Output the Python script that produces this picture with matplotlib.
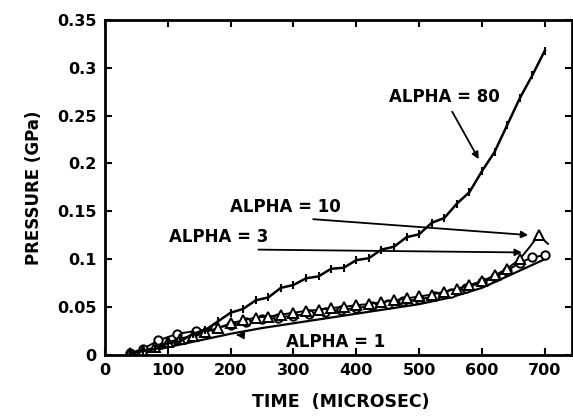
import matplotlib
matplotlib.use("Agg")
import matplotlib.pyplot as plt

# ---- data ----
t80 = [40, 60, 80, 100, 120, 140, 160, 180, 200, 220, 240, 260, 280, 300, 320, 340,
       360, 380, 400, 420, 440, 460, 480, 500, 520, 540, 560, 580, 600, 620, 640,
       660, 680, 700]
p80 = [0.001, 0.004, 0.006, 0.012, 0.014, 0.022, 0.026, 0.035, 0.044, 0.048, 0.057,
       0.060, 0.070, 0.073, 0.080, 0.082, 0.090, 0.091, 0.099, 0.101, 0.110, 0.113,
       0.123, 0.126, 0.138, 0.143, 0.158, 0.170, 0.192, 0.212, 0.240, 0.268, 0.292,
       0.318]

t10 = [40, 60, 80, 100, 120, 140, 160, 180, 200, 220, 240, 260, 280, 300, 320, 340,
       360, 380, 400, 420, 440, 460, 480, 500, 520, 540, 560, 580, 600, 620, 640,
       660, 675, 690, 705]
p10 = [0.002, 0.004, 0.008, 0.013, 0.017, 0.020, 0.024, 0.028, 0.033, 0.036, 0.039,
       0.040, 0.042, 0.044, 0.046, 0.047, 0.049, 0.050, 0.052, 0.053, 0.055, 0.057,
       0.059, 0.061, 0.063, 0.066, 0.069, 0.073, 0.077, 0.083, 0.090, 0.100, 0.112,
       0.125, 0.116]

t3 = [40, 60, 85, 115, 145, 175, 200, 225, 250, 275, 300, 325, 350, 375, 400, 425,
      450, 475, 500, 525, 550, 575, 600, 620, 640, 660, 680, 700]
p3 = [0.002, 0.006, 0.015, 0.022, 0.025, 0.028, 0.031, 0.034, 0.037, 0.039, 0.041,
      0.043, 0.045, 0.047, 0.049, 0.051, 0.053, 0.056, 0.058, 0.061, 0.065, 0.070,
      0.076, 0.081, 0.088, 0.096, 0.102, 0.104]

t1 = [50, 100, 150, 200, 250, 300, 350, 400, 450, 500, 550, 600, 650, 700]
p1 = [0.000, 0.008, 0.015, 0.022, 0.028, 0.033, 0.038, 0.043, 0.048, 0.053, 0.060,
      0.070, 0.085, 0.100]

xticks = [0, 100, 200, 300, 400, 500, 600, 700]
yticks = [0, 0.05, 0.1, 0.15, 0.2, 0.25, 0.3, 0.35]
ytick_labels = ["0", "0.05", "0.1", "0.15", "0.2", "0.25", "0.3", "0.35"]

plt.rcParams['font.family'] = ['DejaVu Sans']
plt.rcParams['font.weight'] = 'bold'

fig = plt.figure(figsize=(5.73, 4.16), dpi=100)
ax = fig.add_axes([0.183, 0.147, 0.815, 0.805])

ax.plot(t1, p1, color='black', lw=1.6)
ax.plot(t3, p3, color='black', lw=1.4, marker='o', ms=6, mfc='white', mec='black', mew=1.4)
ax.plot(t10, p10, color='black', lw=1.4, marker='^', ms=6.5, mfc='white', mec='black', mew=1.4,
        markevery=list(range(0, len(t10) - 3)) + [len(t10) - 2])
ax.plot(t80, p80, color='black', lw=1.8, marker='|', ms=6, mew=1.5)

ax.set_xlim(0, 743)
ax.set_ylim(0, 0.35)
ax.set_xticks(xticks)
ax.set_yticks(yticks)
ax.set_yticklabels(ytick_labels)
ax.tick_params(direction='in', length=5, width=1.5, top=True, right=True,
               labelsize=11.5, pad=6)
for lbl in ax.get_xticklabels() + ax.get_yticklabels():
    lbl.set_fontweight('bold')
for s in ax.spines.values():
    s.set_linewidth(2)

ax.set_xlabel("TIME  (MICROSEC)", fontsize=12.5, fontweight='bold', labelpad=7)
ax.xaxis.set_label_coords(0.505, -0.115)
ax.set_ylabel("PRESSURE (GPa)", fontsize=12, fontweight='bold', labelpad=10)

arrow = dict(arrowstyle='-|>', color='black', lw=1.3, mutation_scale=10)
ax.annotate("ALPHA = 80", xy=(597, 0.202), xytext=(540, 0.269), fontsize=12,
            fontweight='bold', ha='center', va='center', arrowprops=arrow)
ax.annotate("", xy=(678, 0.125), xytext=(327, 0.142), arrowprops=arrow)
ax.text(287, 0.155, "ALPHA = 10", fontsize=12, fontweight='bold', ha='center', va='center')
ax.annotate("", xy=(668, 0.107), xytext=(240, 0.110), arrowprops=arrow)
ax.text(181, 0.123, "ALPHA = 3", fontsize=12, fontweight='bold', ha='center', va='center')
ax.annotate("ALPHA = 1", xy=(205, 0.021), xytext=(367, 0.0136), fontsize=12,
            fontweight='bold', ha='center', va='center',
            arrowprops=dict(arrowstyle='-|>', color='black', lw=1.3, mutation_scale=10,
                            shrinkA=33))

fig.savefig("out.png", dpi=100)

- - -

Set problem> Check each line of the data above for the string "matplotlib", then report how many lines have it, with no other words.

Answer to this problem> 4